── Raw data ──

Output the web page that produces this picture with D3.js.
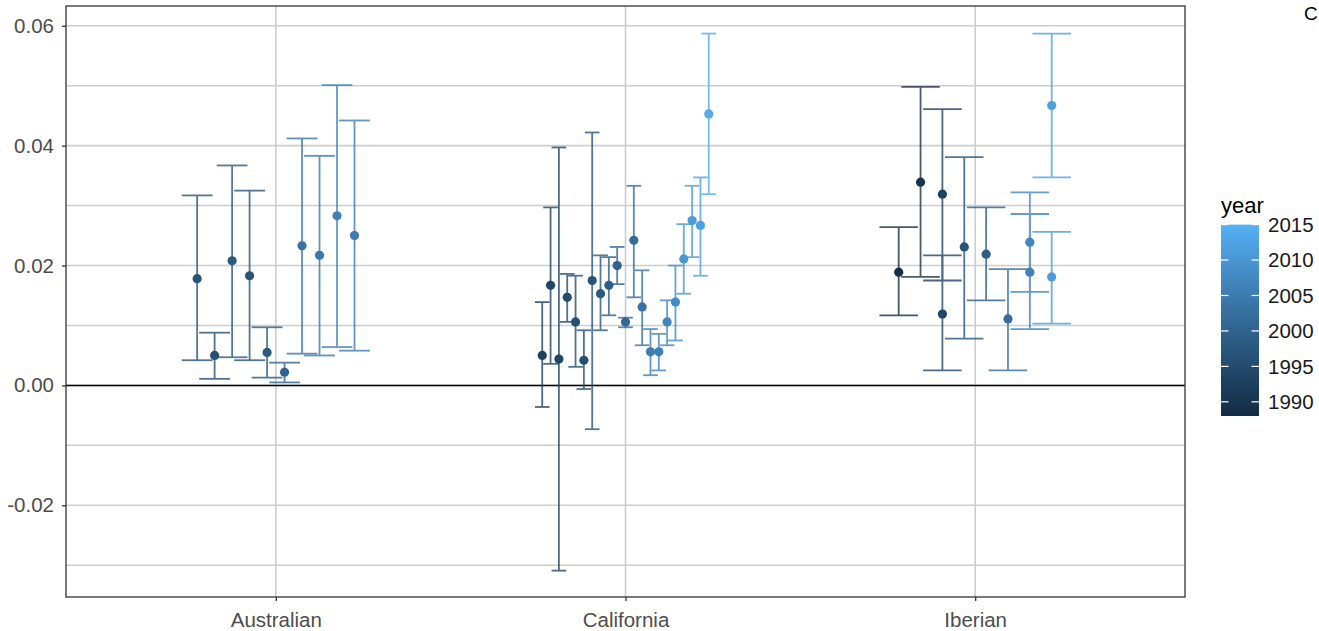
<!DOCTYPE html>
<html>
<head>
<meta charset="utf-8">
<script src="https://cdn.jsdelivr.net/npm/d3@7"></script>
<style>
  body { margin: 0; background: #fff; overflow: hidden; }
  text { font-family: "Liberation Sans", Arial, sans-serif; }
</style>
</head>
<body>
<svg id="chart" width="1319" height="631"></svg>
<script>
// categories
const regions = ["Australian", "California", "Iberian"];

// Australian
const ausYear = [1997, 1996, 1998, 1997, 1998, 2000, 2003, 2004, 2006, 2005];
const ausEst  = [0.0178, 0.0050, 0.0208, 0.0183, 0.0055, 0.0022, 0.0233, 0.0217, 0.0283, 0.0250];
const ausLow  = [0.0042, 0.0011, 0.0047, 0.0042, 0.0013, 0.0005, 0.0053, 0.0050, 0.0064, 0.0058];
const ausHigh = [0.0317, 0.0088, 0.0367, 0.0325, 0.0097, 0.0038, 0.0412, 0.0383, 0.0501, 0.0442];

// California
const calYear = [1993, 1994, 1994, 1995, 1996, 1996, 1997, 1998, 1999, 2000, 2001,
                 2002, 2003, 2005, 2006, 2007, 2008, 2010, 2011, 2012, 2014];
const calEst  = [0.0050, 0.0167, 0.0044, 0.0147, 0.0106, 0.0042, 0.0175, 0.0153, 0.0167, 0.0200, 0.0106,
                 0.0242, 0.0131, 0.0056, 0.0056, 0.0106, 0.0139, 0.0211, 0.0275, 0.0267, 0.0453];
const calLow  = [-0.0036, 0.0036, -0.0309, 0.0106, 0.0031, -0.0006, -0.0073, 0.0092, 0.0117, 0.0169, 0.0097,
                 0.0147, 0.0067, 0.0017, 0.0025, 0.0067, 0.0075, 0.0153, 0.0214, 0.0183, 0.0319];
const calHigh = [0.0139, 0.0297, 0.0397, 0.0186, 0.0183, 0.0092, 0.0422, 0.0217, 0.0214, 0.0231, 0.0113,
                 0.0333, 0.0192, 0.0094, 0.0086, 0.0142, 0.0200, 0.0269, 0.0333, 0.0347, 0.0587];

// Iberian (some years share a dodge slot)
const ibeSlot = [0, 1, 2, 2, 3, 4, 5, 6, 6, 7, 7];
const ibeYear = [1989, 1990, 1993, 1994, 1997, 1999, 2002, 2007, 2006, 2012, 2011];
const ibeEst  = [0.0189, 0.0339, 0.0319, 0.0119, 0.0231, 0.0219, 0.0111, 0.0239, 0.0189, 0.0467, 0.0181];
const ibeLow  = [0.0117, 0.0181, 0.0175, 0.0025, 0.0078, 0.0142, 0.0025, 0.0156, 0.0094, 0.0347, 0.0103];
const ibeHigh = [0.0264, 0.0498, 0.0461, 0.0217, 0.0381, 0.0297, 0.0194, 0.0322, 0.0286, 0.0587, 0.0256];

const yTicks = [-0.02, 0.00, 0.02, 0.04, 0.06];
const yMinor = [-0.03, -0.01, 0.01, 0.03, 0.05];
const legendTicks = [1990, 1995, 2000, 2005, 2010, 2015];
const yearRange = [1988, 2015];

// build rows
const rows = [];
function addRegion(name, years, est, low, high, slot) {
  const n = slot ? d3.max(slot) + 1 : years.length;
  years.forEach((yr, i) => rows.push({
    region: name, year: yr, est: est[i], low: low[i], high: high[i],
    slot: slot ? slot[i] : i, n: n
  }));
}
addRegion("Australian", ausYear, ausEst, ausLow, ausHigh);
addRegion("California", calYear, calEst, calLow, calHigh);
addRegion("Iberian", ibeYear, ibeEst, ibeLow, ibeHigh, ibeSlot);

const svg = d3.select("#chart");
const panel = { left: 66, right: 1185, top: 6, bottom: 597 };

const x = d3.scalePoint().domain(regions).range([panel.left, panel.right]).padding(0.6);
const y = d3.scaleLinear().domain([-0.0353, 0.0633]).range([panel.bottom, panel.top]);
const color = d3.scaleLinear().domain(yearRange).range(["#132B43", "#56B1F7"]).interpolate(d3.interpolateLab);

const step = x.step();
const dodge = 0.5 * step;
const capW = 0.88 * step;
const px = d => x(d.region) + (d.slot + 0.5 - d.n / 2) * (dodge / d.n);

// grid
const grid = svg.append("g");
grid.selectAll(".minor").data(yMinor).join("line")
  .attr("x1", panel.left).attr("x2", panel.right)
  .attr("y1", d => y(d)).attr("y2", d => y(d))
  .attr("stroke", "#cdcdcd").attr("stroke-width", 1.5);
grid.selectAll(".major").data(yTicks).join("line")
  .attr("x1", panel.left).attr("x2", panel.right)
  .attr("y1", d => y(d)).attr("y2", d => y(d))
  .attr("stroke", "#cdcdcd").attr("stroke-width", 1.6);
grid.selectAll(".vx").data(regions).join("line")
  .attr("x1", d => x(d)).attr("x2", d => x(d))
  .attr("y1", panel.top).attr("y2", panel.bottom)
  .attr("stroke", "#cdcdcd").attr("stroke-width", 1.6);

// zero line
svg.append("line")
  .attr("x1", panel.left).attr("x2", panel.right)
  .attr("y1", y(0)).attr("y2", y(0))
  .attr("stroke", "#000").attr("stroke-width", 1.5);

// error bars
const bars = svg.append("g").attr("stroke-width", 1.8).attr("opacity", 0.8)
  .selectAll("g").data(rows).join("g")
  .attr("stroke", d => color(d.year));
bars.append("line")
  .attr("x1", px).attr("x2", px)
  .attr("y1", d => y(d.low)).attr("y2", d => y(d.high));
bars.append("line")
  .attr("x1", d => px(d) - capW / d.n / 2).attr("x2", d => px(d) + capW / d.n / 2)
  .attr("y1", d => y(d.high)).attr("y2", d => y(d.high));
bars.append("line")
  .attr("x1", d => px(d) - capW / d.n / 2).attr("x2", d => px(d) + capW / d.n / 2)
  .attr("y1", d => y(d.low)).attr("y2", d => y(d.low));

// points
svg.append("g").selectAll("circle").data(rows).join("circle")
  .attr("cx", px).attr("cy", d => y(d.est)).attr("r", 4.6)
  .attr("fill", d => color(d.year));

// panel border
svg.append("rect")
  .attr("x", panel.left).attr("y", panel.top)
  .attr("width", panel.right - panel.left).attr("height", panel.bottom - panel.top)
  .attr("fill", "none").attr("stroke", "#333").attr("stroke-width", 1.3);

// axes
const fmt = d => d3.format(".2f")(d).replace("\u2212", "-");
const yAxis = svg.append("g").attr("transform", `translate(${panel.left},0)`)
  .call(d3.axisLeft(y).tickValues(yTicks).tickFormat(fmt).tickSize(4).tickPadding(8));
const xAxis = svg.append("g").attr("transform", `translate(0,${panel.bottom})`)
  .call(d3.axisBottom(x).tickSize(4).tickPadding(11));
[yAxis, xAxis].forEach(a => {
  a.select(".domain").remove();
  a.selectAll(".tick line").attr("stroke", "#333").attr("stroke-width", 1.3);
  a.selectAll("text").attr("fill", "#4d4d4d").attr("font-size", 20.5)
    .attr("font-family", "'Liberation Sans', Arial, sans-serif");
});

// legend
const leg = { x: 1221, w: 38 };
const ly = d3.scaleLinear().domain(yearRange).range([416, 224.6]);
const defs = svg.append("defs");
const grad = defs.append("linearGradient").attr("id", "yearGrad")
  .attr("x1", 0).attr("x2", 0).attr("y1", 1).attr("y2", 0);
d3.range(0, 1.0001, 0.1).forEach(t => {
  grad.append("stop").attr("offset", t)
    .attr("stop-color", color(yearRange[0] + t * (yearRange[1] - yearRange[0])));
});
svg.append("rect")
  .attr("x", leg.x).attr("y", ly(yearRange[1]))
  .attr("width", leg.w).attr("height", ly(yearRange[0]) - ly(yearRange[1]))
  .attr("fill", "url(#yearGrad)");
const lt = svg.append("g").selectAll("g").data(legendTicks).join("g");
lt.append("line").attr("x1", leg.x).attr("x2", leg.x + 7.5)
  .attr("y1", d => ly(d)).attr("y2", d => ly(d))
  .attr("stroke", "#fff").attr("stroke-width", 1.2);
lt.append("line").attr("x1", leg.x + leg.w - 7.5).attr("x2", leg.x + leg.w)
  .attr("y1", d => ly(d)).attr("y2", d => ly(d))
  .attr("stroke", "#fff").attr("stroke-width", 1.2);
lt.append("text").attr("x", 1268).attr("y", d => ly(d)).attr("dy", "0.35em")
  .attr("font-size", 20.5).attr("fill", "#1a1a1a").text(d => d);
svg.append("text").attr("x", 1221).attr("y", 213)
  .attr("font-size", 22).attr("fill", "#000").text("year");

// title fragment at the far right
svg.append("text").attr("x", 1304).attr("y", 20)
  .attr("font-size", 19).attr("fill", "#000").text("C");
</script>
</body>
</html>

───

- _Stated goal_:
Write out exactly the opening lines of the data, stopping after the line that holds "0.0286, 0.0587, 0.0256];". Exclude pictures.

- _Solution to this task_:
Output the web page that produces this picture with D3.js.
<!DOCTYPE html>
<html>
<head>
<meta charset="utf-8">
<script src="https://cdn.jsdelivr.net/npm/d3@7"></script>
<style>
  body { margin: 0; background: #fff; overflow: hidden; }
  text { font-family: "Liberation Sans", Arial, sans-serif; }
</style>
</head>
<body>
<svg id="chart" width="1319" height="631"></svg>
<script>
// categories
const regions = ["Australian", "California", "Iberian"];

// Australian
const ausYear = [1997, 1996, 1998, 1997, 1998, 2000, 2003, 2004, 2006, 2005];
const ausEst  = [0.0178, 0.0050, 0.0208, 0.0183, 0.0055, 0.0022, 0.0233, 0.0217, 0.0283, 0.0250];
const ausLow  = [0.0042, 0.0011, 0.0047, 0.0042, 0.0013, 0.0005, 0.0053, 0.0050, 0.0064, 0.0058];
const ausHigh = [0.0317, 0.0088, 0.0367, 0.0325, 0.0097, 0.0038, 0.0412, 0.0383, 0.0501, 0.0442];

// California
const calYear = [1993, 1994, 1994, 1995, 1996, 1996, 1997, 1998, 1999, 2000, 2001,
                 2002, 2003, 2005, 2006, 2007, 2008, 2010, 2011, 2012, 2014];
const calEst  = [0.0050, 0.0167, 0.0044, 0.0147, 0.0106, 0.0042, 0.0175, 0.0153, 0.0167, 0.0200, 0.0106,
                 0.0242, 0.0131, 0.0056, 0.0056, 0.0106, 0.0139, 0.0211, 0.0275, 0.0267, 0.0453];
const calLow  = [-0.0036, 0.0036, -0.0309, 0.0106, 0.0031, -0.0006, -0.0073, 0.0092, 0.0117, 0.0169, 0.0097,
                 0.0147, 0.0067, 0.0017, 0.0025, 0.0067, 0.0075, 0.0153, 0.0214, 0.0183, 0.0319];
const calHigh = [0.0139, 0.0297, 0.0397, 0.0186, 0.0183, 0.0092, 0.0422, 0.0217, 0.0214, 0.0231, 0.0113,
                 0.0333, 0.0192, 0.0094, 0.0086, 0.0142, 0.0200, 0.0269, 0.0333, 0.0347, 0.0587];

// Iberian (some years share a dodge slot)
const ibeSlot = [0, 1, 2, 2, 3, 4, 5, 6, 6, 7, 7];
const ibeYear = [1989, 1990, 1993, 1994, 1997, 1999, 2002, 2007, 2006, 2012, 2011];
const ibeEst  = [0.0189, 0.0339, 0.0319, 0.0119, 0.0231, 0.0219, 0.0111, 0.0239, 0.0189, 0.0467, 0.0181];
const ibeLow  = [0.0117, 0.0181, 0.0175, 0.0025, 0.0078, 0.0142, 0.0025, 0.0156, 0.0094, 0.0347, 0.0103];
const ibeHigh = [0.0264, 0.0498, 0.0461, 0.0217, 0.0381, 0.0297, 0.0194, 0.0322, 0.0286, 0.0587, 0.0256];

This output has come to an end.